— BEGIN Data extract —
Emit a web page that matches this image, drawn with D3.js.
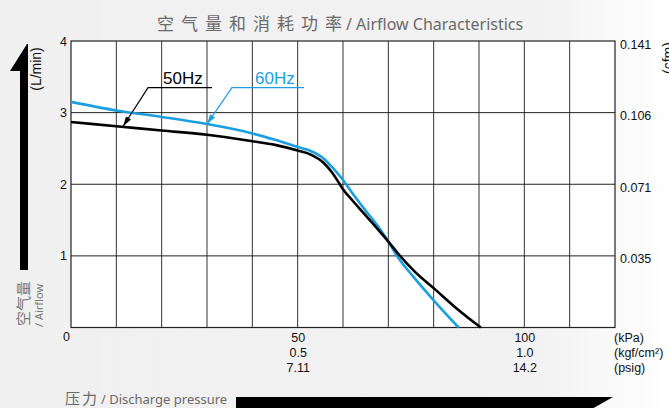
<!DOCTYPE html>
<meta charset="utf-8">
<script src="https://d3js.org/d3.v7.min.js"></script>
<style>
  body { margin: 0; }
  svg { display: block; }
</style>
<div id="chart"></div>
<script>

// pressure (kPa) and airflow (L/min)
var kpa50 = [0, 10, 20, 30, 40, 45, 50, 53, 55.7, 57.5, 59, 60, 62, 64.5, 67.7, 70, 72.3, 76, 80, 85, 90.4];
var flow50 = [2.87, 2.81, 2.75, 2.69, 2.60, 2.55, 2.47, 2.41, 2.30, 2.17, 2.03, 1.93, 1.78, 1.60, 1.37, 1.20, 1.02, 0.77, 0.55, 0.27, 0];

var kpa60 = [0, 10, 20, 30, 40, 45, 50, 53, 55.7, 58, 60, 62, 64.5, 68, 70, 72, 75.5, 80, 85.5];
var flow60 = [3.15, 3.03, 2.94, 2.84, 2.71, 2.62, 2.52, 2.46, 2.36, 2.21, 2.06, 1.88, 1.67, 1.39, 1.20, 0.99, 0.71, 0.38, 0];

// tick labels
var leftTicks = [1, 2, 3, 4];
var cfmLabels = ["0.035", "0.071", "0.106", "0.141"];
var kpaTicks = [50, 100];
var kgfLabels = ["0.5", "1.0"];
var psigLabels = ["7.11", "14.2"];
var unitLabels = ["(kPa)", "(kgf/cm\u00b2)", "(psig)"];

var W = 669, H = 408;
var margin = {top: 41, right: 54, bottom: 80.5, left: 71},
    width = W - margin.left - margin.right,
    height = H - margin.top - margin.bottom;

var blue = "#1a9fe0";
var tickFont = "'Liberation Sans', Arial, sans-serif";
var labelFont = "'Noto Sans', 'Noto Sans CJK SC', sans-serif";

var root = d3.select("#chart")
  .append("svg")
    .attr("width", W)
    .attr("height", H);

// background with a light fade to white on the right
var grad = root.append("defs").append("linearGradient")
    .attr("id", "bg").attr("x1", "0").attr("x2", "1").attr("y1", "0").attr("y2", "0");
grad.append("stop").attr("offset", "0").attr("stop-color", "#f0f0f0");
grad.append("stop").attr("offset", "0.8").attr("stop-color", "#f2f2f2");
grad.append("stop").attr("offset", "1").attr("stop-color", "#ffffff");
root.append("rect").attr("width", W).attr("height", H).attr("fill", "url(#bg)");

var defs = root.select("defs");
function marker(id, color) {
  defs.append("marker")
      .attr("id", id)
      .attr("viewBox", "0 0 10 6")
      .attr("refX", 10).attr("refY", 3)
      .attr("markerWidth", 10).attr("markerHeight", 6)
      .attr("markerUnits", "userSpaceOnUse")
      .attr("orient", "auto")
    .append("path")
      .attr("d", "M0,0L10,3L0,6Z")
      .attr("fill", color);
}
marker("headBlack", "#000");
marker("headBlue", blue);

var svg = root.append("g")
    .attr("transform", "translate(" + margin.left + "," + margin.top + ")");

var x = d3.scaleLinear().domain([0, 120]).range([0, width]);
var y = d3.scaleLinear().domain([0, 4]).range([height, 0]);

// plot area and grid
svg.append("rect")
    .attr("width", width).attr("height", height)
    .attr("fill", "#fff");

svg.append("g")
  .selectAll("line")
  .data(d3.range(10, 120, 10))
  .join("line")
    .attr("x1", d => x(d)).attr("x2", d => x(d))
    .attr("y1", 0).attr("y2", height)
    .attr("stroke", "#333").attr("stroke-width", 1);

svg.append("g")
  .selectAll("line")
  .data([1, 2, 3])
  .join("line")
    .attr("x1", 0).attr("x2", width)
    .attr("y1", d => y(d)).attr("y2", d => y(d))
    .attr("stroke", "#222").attr("stroke-width", 1);

svg.append("rect")
    .attr("width", width).attr("height", height)
    .attr("fill", "none").attr("stroke", "#222").attr("stroke-width", 1.2);

// curves
var line = d3.line()
    .x(d => x(d[0]))
    .y(d => y(d[1]))
    .curve(d3.curveMonotoneX);

svg.append("path")
    .datum(d3.zip(kpa60, flow60))
    .attr("d", line)
    .attr("fill", "none")
    .attr("stroke", blue)
    .attr("stroke-width", 2.6);

svg.append("path")
    .datum(d3.zip(kpa50, flow50))
    .attr("d", line)
    .attr("fill", "none")
    .attr("stroke", "#000")
    .attr("stroke-width", 2.6);

// left axis
var yAxis = svg.append("g")
    .call(d3.axisLeft(y).tickValues(leftTicks).tickSize(0).tickPadding(4).tickFormat(d3.format("d")));
yAxis.select(".domain").remove();
yAxis.selectAll("text").attr("font-family", tickFont).attr("font-size", 12.5).attr("fill", "#111");

svg.append("text")
    .attr("x", -1).attr("y", height + 13)
    .attr("text-anchor", "end")
    .attr("font-family", tickFont).attr("font-size", 12.5).attr("fill", "#111")
    .text("0");

// right axis (cfm)
var yRight = svg.append("g")
    .attr("transform", "translate(" + width + ",3)")
    .call(d3.axisRight(y).tickValues(leftTicks).tickSize(0).tickPadding(5)
      .tickFormat((d, i) => cfmLabels[i]));
yRight.select(".domain").remove();
yRight.selectAll("text").attr("font-family", tickFont).attr("font-size", 12.5).attr("fill", "#111");

// bottom axis with three unit rows
var xAxis = svg.append("g")
    .attr("transform", "translate(0," + height + ")")
    .call(d3.axisBottom(x).tickValues(kpaTicks).tickSize(0).tickPadding(5));
xAxis.select(".domain").remove();
xAxis.selectAll("text").remove();
xAxis.selectAll(".tick").each(function(d, i) {
  var t = d3.select(this).append("text")
      .attr("text-anchor", "middle")
      .attr("font-family", tickFont).attr("font-size", 12.5).attr("fill", "#111");
  [String(kpaTicks[i]), kgfLabels[i], psigLabels[i]].forEach(function(s, k) {
    t.append("tspan").attr("x", 0).attr("y", 14 + k * 15).text(s);
  });
});

svg.append("g")
  .selectAll("text")
  .data(unitLabels)
  .join("text")
    .attr("x", width - 1)
    .attr("y", (d, k) => height + 14 + k * 15)
    .attr("font-family", tickFont).attr("font-size", 12.5).attr("fill", "#111")
    .text(d => d);

// curve annotations
function annotate(label, tip, elbow, end, textAt, color, head) {
  svg.append("path")
      .attr("d", "M" + x(end) + "," + y(elbow[1]) +
                 "L" + x(elbow[0]) + "," + y(elbow[1]) +
                 "L" + x(tip[0]) + "," + y(tip[1]))
      .attr("fill", "none")
      .attr("stroke", color)
      .attr("stroke-width", 1.2)
      .attr("marker-end", "url(#" + head + ")");
  svg.append("text")
      .attr("x", x(textAt[0])).attr("y", y(textAt[1]))
      .attr("font-family", tickFont).attr("font-size", 17)
      .attr("fill", color)
      .text(label);
}
annotate("50Hz", [11.5, 2.81], [17, 3.35], 31.1, [20.3, 3.40], "#000", "headBlack");
annotate("60Hz", [30, 2.84], [35.5, 3.35], 51.4, [40.6, 3.40], blue, "headBlue");

// title
var title = root.append("text")
    .attr("x", 157).attr("y", 30)
    .attr("fill", "#6a6a6a");
title.append("tspan")
    .attr("font-family", "'Noto Sans CJK SC', sans-serif")
    .attr("font-size", 17)
    .attr("letter-spacing", 7)
    .text("空气量和消耗功率");
title.append("tspan")
    .attr("font-family", labelFont)
    .attr("font-size", 16)
    .attr("dx", -3)
    .text("/ Airflow Characteristics");

// side labels
root.append("text")
    .attr("transform", "translate(29,326) rotate(-90)")
    .attr("font-family", "'Noto Sans CJK SC', sans-serif")
    .attr("font-size", 15).attr("fill", "#7a7a7a")
    .text("空气量");
root.append("text")
    .attr("transform", "translate(43,327) rotate(-90)")
    .attr("font-family", labelFont)
    .attr("font-size", 11).attr("fill", "#7a7a7a")
    .text("/ Airflow");
root.append("text")
    .attr("transform", "translate(41,69) rotate(-90)")
    .attr("text-anchor", "middle")
    .attr("font-family", tickFont)
    .attr("font-size", 14).attr("fill", "#111")
    .text("(L/min)");
root.append("text")
    .attr("transform", "translate(673,58) rotate(-90)")
    .attr("text-anchor", "middle")
    .attr("font-family", tickFont)
    .attr("font-size", 14).attr("fill", "#111")
    .text("(cfm)");

var bottomLabel = root.append("text")
    .attr("x", 65).attr("y", 404)
    .attr("fill", "#6a6a6a");
bottomLabel.append("tspan")
    .attr("font-family", "'Noto Sans CJK SC', sans-serif")
    .attr("font-size", 15).attr("letter-spacing", 2)
    .text("压力");
bottomLabel.append("tspan")
    .attr("font-family", labelFont)
    .attr("font-size", 13).attr("dx", 2)
    .text("/ Discharge pressure");

// big direction arrows
root.append("path")
    .attr("d", "M20,270L20,71L10,71L27,44L28,44L28,270Z")
    .attr("fill", "#000");
root.append("path")
    .attr("d", "M236,397L613,397L576,418L236,418Z")
    .attr("fill", "#000");

</script>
— END Data extract —
[What this task involves]
Take every line from the data that contains the word "with".

[Answer below]
Emit a web page that matches this image, drawn with D3.js.
// background with a light fade to white on the right
// bottom axis with three unit rows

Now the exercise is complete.